Technology and the ease of access that comes with doing business on our phones have affected every aspect of life, even banking.
According to Citi’s 2018 Mobile Banking study, 46% of consumers, including 62% of millennials, increased their mobile banking usage in the last year. Additionally, 91% of mobile banking users prefer to use the app over going to a physical branch.
Cindy Crotty, executive vice president and regional president at Peoples Bank in Beachwood, said mobile banking has changed the face of finance.
“Years ago, to reach customers, you had to have a branch around the corner, but now the branch is in their pocket,” she said. “They don’t want to even come into a branch, which can be challenging for banks.”
Crotty noted the generational shift in banking is part of the equation, as younger generations move to open accounts.
“But, everyone has a smartphone now. Before you were able to go on your computer or just go to the ATM, but as the capabilities have gotten better and the smartphones have become more powerful, it’s all fast and convenient for everyone,” she explained. “With cameras and taking checks and deposits, that’s a huge change too. You don’t have to go in.”
Though online interactions have grown, Crotty said banks, now more than ever, still need to find ways to physically bring people in to do their business.
“From the bank standpoint, we love when people come in because we can talk to them more personally. So, we’re always looking to see if there are other ways to engage with the customer,” she noted. “Being a community bank, we pride ourselves in having a relationship with our folks.”
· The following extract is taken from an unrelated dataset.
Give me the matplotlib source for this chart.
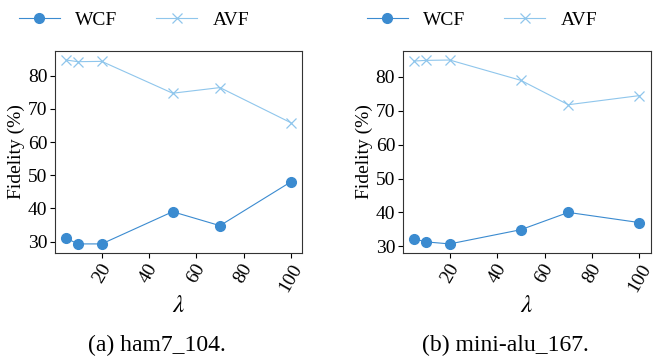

With the younger generation servicing their banking needs online, Crotty said there is a big focus on bringing those customers in for educational purposes.
“Starting younger is a huge component of this,” she stated. “You have to understand how it all works, so financial literacy is a big part of this. It is so confusing, and if you don’t have face-to-face conversations with people, you can’t assume that people know everything. But, we are trying to find ways to do that digitally, too.”
At Peoples Bank specifically, Crotty said it’s all about having conversations and forming relationships.
“We want to see if there is anything we can help them with,” she said. “If they come in, we can talk to them. And we do try to call. We have a list of clients that we reach out to regularly. But again, people don’t answer the phones anymore. So, we send out mail too.”
Crotty added customers can then feel bombarded with a bank’s efforts in trying to connect with them, so it’s about trying out different things to establish a relationship outside of the online world.
“You have to meet people how they want to be contacted,” she explained. “We are just trying out different things as what works for someone doesn’t always work for others. It’s sort of a new world in that sense.”
Looking to the future of banking and the connection to the digital world, Crotty said she believes mobile banking will continue to be a key player.
“You’ve already seen a tremendous number of branch and bank consolidations,” she said. “But as far as apps, people can do everything on there. So, it’s harder to develop that real relationship with people unless you’re right in front of them. That’s going to continue to be the objective even though the future will be in the palm of our hand.”